Reputation: 23
I have written an MPI based C-code that I use to perform numerical simulations in parallel. Due to some poor design on my part, I have built in some inherent MPI dependencies into the code (array structures, MPI-IO). This means that if I want to run my code in serial, I have to invoke
mpiexec -n 1 c_exe
Main problem I use my C code within a Python workflow that is simplified in the loop below.
import os
import subprocess
homedir = os.getenv('PBS_O_WORKDIR')
nevents = 100
for ievent in range(nevents):
perform_workflow_management()
os.chdir(ievent)
subprocess.call('mpiexec -n 1 c_exe', Shell=True)
os.chdir(homedir)
The Python workflow is primarily for management and makes calls to the C code which performs the numerically intensive work.
The tasks within the Python for loop are independent, consequently I would like to employ an embarrassingly parallel scheme to parallelize the loop over events. Benchmarks indicate that parallelizing the loop over events will be faster than a serial loop with parallel MPI calls. Furthermore, I am running this on a PBS-Torque cluster.
I am at a loss about how to do this effectively. The complication seems to arise due to MPI call to my C code and the assignment of multiple MPI tasks.
Things I have tried in some form
Wrappers to pbsdsh - incur problems with processor assignment.
MPMD with mpiexec - Theoretically does what I would like but fails because all processes seem to share MPI_COMM_WORLD. My C code establishes a cartesian topology for domain based parallelism; conflicts arise here.
Does anyone have suggestions on how I might achieve deploy this in an embarrassingly parallel fashion? Ideally I would like to submit a job request
qsub -l nodes=N:ppn=1,walltime=XX:XX:XX go_python_job.bash
where N is the number of processors. On each process I would then like to be able to submit independent mpiexec calls to my C code.
I'm aware that part of the issue is down to design flaws but if I could find a solution without having to refactor large parts of code that would be advantageous.
Upvotes: 1
Views: 1052
Reputation: 74395
First of all, with any decent MPI implementation you don't have to use mpiexec
to start a singleton MPI job - simply run the executable (MPI standard, §10.5.2 Singleton MPI_INIT). It works at least with Open MPI and the MPICH family.
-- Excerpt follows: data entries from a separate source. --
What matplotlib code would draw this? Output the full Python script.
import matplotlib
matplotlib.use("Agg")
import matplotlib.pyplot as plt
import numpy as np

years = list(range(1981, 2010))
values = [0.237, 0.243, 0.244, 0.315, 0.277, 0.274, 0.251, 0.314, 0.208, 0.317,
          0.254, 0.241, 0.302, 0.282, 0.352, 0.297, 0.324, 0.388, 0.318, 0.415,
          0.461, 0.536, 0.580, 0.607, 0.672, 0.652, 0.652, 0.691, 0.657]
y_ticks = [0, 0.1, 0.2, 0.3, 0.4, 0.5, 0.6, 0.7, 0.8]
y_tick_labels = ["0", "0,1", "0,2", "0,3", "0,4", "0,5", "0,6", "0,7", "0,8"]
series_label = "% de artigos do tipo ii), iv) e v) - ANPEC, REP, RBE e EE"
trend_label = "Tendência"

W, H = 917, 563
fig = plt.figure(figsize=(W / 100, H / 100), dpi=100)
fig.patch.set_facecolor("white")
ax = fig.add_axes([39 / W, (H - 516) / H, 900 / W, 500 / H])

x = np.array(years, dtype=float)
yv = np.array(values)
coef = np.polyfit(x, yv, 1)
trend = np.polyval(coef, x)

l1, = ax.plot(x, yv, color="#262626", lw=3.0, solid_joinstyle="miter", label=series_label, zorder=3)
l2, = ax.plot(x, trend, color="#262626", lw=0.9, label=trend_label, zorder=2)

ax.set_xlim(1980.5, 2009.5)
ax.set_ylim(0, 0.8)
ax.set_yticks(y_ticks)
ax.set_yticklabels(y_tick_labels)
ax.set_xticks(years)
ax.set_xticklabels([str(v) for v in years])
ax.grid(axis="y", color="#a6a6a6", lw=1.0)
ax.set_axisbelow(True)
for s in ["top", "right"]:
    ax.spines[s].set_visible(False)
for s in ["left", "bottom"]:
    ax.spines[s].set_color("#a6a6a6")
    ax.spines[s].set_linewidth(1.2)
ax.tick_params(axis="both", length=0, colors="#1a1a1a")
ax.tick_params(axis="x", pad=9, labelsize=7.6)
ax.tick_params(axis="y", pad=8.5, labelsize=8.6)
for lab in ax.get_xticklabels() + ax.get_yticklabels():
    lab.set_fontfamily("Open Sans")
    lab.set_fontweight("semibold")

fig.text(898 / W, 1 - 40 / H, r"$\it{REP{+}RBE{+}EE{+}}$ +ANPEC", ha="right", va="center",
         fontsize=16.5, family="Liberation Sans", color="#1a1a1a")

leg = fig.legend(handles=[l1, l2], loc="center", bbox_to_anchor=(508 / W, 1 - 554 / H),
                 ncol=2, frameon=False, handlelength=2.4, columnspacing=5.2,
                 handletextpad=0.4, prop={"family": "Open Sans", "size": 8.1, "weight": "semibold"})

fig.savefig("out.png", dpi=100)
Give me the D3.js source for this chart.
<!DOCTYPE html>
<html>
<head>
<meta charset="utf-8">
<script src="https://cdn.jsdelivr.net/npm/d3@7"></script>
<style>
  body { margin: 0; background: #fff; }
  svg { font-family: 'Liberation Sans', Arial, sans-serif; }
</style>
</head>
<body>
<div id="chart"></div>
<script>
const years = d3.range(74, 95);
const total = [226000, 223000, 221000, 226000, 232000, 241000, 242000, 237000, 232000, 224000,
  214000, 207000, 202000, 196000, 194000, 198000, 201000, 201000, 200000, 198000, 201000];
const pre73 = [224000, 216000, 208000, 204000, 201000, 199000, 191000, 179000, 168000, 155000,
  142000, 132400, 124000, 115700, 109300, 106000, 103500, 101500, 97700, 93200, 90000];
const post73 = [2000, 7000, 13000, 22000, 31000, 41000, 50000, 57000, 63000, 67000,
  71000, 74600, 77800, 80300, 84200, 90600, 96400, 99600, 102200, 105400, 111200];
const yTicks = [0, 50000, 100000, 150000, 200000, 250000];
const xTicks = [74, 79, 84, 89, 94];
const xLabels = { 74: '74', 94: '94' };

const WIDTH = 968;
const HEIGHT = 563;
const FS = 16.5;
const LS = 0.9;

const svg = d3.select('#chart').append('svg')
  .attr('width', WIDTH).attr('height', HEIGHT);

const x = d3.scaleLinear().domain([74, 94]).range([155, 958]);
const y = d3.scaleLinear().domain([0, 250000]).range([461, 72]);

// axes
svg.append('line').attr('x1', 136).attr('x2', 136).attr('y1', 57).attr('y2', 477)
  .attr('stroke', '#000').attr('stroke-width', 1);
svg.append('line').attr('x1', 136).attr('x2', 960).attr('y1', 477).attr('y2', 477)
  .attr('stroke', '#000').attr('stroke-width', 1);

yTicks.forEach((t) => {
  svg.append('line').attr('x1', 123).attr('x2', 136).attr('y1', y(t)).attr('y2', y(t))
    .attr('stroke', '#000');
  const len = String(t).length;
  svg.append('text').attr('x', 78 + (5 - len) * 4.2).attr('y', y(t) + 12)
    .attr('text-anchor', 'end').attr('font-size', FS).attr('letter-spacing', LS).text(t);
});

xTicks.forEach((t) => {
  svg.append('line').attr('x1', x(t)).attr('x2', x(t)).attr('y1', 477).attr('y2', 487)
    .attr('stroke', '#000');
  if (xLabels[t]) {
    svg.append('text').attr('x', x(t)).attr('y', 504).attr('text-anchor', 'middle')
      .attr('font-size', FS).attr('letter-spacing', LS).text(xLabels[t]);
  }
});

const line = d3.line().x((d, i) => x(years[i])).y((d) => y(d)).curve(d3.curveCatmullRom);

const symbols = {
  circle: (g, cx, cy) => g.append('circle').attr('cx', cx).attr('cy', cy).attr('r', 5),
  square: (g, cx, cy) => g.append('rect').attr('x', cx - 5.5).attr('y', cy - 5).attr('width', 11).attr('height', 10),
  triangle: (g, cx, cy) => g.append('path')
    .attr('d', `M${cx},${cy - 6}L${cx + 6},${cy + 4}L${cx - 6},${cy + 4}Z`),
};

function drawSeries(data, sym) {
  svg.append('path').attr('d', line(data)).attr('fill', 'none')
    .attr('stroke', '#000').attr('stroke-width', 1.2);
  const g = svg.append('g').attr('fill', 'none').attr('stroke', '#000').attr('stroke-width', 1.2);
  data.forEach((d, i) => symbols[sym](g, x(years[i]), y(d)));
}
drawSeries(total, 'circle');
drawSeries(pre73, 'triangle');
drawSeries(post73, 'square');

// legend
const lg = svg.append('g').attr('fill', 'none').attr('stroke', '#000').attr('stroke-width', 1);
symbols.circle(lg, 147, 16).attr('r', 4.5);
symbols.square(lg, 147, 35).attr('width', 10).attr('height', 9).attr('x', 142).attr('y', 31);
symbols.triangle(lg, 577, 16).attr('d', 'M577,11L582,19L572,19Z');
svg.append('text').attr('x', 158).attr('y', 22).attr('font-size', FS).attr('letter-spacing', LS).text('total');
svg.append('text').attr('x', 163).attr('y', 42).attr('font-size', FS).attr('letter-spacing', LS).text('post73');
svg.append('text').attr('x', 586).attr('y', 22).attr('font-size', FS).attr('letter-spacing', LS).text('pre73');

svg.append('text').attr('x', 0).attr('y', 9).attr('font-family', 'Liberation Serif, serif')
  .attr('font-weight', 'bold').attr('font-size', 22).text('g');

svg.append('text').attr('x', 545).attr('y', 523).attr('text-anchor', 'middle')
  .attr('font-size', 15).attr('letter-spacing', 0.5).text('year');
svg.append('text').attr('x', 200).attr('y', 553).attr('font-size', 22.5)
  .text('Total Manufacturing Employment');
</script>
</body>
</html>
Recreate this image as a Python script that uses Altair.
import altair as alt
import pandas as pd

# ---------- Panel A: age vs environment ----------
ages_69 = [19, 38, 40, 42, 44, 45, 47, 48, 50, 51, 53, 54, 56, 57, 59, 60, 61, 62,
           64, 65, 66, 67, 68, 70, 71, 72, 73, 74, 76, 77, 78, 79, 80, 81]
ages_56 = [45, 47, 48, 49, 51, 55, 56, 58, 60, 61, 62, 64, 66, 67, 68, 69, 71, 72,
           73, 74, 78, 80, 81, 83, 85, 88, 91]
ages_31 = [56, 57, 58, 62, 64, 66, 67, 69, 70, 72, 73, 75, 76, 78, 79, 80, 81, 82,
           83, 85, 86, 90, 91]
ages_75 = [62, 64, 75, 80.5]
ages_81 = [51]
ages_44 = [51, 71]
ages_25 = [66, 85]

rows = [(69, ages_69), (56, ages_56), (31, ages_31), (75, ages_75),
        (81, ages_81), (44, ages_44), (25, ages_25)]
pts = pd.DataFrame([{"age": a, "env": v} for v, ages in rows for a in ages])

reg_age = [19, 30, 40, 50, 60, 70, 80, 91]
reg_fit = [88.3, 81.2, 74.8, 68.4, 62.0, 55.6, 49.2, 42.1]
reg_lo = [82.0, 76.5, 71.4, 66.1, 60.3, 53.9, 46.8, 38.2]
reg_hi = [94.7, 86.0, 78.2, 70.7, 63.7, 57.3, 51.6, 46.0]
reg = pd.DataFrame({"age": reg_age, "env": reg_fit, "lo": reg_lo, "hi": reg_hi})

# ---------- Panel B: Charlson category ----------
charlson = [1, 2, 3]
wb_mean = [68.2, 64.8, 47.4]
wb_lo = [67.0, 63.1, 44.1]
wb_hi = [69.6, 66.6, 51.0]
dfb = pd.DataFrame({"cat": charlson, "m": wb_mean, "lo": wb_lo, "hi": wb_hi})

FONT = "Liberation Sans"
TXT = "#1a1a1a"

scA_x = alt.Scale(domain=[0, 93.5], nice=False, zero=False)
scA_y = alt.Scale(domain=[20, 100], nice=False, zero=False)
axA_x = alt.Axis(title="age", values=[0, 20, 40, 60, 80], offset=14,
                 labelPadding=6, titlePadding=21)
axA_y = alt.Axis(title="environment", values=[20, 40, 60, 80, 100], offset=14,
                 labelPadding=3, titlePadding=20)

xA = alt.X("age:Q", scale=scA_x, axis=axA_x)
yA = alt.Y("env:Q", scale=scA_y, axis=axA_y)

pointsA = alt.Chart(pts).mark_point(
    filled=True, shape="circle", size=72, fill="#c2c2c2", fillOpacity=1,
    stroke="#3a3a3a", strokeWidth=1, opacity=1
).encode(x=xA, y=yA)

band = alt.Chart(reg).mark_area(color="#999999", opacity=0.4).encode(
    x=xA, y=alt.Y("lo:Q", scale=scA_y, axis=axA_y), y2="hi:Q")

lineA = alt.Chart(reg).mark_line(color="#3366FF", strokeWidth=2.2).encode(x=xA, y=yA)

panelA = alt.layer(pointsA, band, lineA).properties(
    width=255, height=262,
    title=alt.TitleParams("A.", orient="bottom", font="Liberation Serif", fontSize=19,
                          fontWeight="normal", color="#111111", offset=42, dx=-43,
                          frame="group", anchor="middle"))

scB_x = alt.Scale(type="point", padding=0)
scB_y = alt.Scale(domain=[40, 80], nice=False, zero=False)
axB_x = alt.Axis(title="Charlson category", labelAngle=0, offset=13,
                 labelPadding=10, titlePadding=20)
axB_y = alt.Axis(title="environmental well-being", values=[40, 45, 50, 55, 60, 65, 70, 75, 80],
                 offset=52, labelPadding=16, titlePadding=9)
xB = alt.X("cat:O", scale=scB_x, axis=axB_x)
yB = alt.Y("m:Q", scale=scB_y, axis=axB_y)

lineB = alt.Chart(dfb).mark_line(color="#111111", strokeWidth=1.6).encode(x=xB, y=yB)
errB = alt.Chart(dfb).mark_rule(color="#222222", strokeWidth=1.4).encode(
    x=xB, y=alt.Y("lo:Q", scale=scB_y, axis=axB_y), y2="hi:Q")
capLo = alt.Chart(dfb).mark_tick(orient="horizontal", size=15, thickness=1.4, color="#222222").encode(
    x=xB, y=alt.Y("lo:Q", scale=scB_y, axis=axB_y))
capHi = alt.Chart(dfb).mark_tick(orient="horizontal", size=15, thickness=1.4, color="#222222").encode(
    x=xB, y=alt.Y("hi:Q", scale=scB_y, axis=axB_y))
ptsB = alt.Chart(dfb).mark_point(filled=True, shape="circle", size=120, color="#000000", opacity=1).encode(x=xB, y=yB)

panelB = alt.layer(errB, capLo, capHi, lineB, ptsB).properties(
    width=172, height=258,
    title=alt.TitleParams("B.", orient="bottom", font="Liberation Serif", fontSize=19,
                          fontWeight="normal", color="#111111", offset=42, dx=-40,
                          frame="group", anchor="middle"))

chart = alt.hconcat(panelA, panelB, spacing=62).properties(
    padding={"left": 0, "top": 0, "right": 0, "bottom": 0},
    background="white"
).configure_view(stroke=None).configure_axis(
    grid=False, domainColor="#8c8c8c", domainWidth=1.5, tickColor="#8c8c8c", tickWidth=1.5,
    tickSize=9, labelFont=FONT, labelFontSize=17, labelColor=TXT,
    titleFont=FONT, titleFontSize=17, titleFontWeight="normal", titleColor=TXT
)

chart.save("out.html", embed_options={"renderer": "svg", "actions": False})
Second, any decent DRM (distributed resource manager, a.k.a. batch queueing system) supports array jobs. Those are the DRM equivalent of SPMD - multiple jobs with the same job file.
To get an array job with Torque, pass qsub
the -t from-to
option, either on the command line or in the job script:
#PBS -t 1-100
...
Then, in your Python script obtain the value of the PBS_ARRAYID
environment variable and use it to differentiate between the different instances:
import os
import subprocess
homedir = os.getenv('PBS_O_WORKDIR')
ievent = os.getenv('PBS_ARRAYID')
perform_workflow_management()
os.chdir(ievent)
subprocess.call('./c_exe', Shell=True)
os.chdir(homedir)
As already mentioned by @Zulan, this allows the job scheduler to better exploit the resources of the cluster via backfilling (if your Torque instance is paired with Maui or similar advanced scheduler).
The advantage of array jobs is that although from your perspective they look and work (mostly) like a single job the scheduler still sees them as separate jobs and schedule them individually.
One possible disadvantage of this approach is that if jobs are scheduled exclusively, i.e. no two jobs could share a single compute node, then the utilisation will be quite low unless your cluster nodes have just one single-core CPU each (very unlikely nowadays).
Upvotes: 2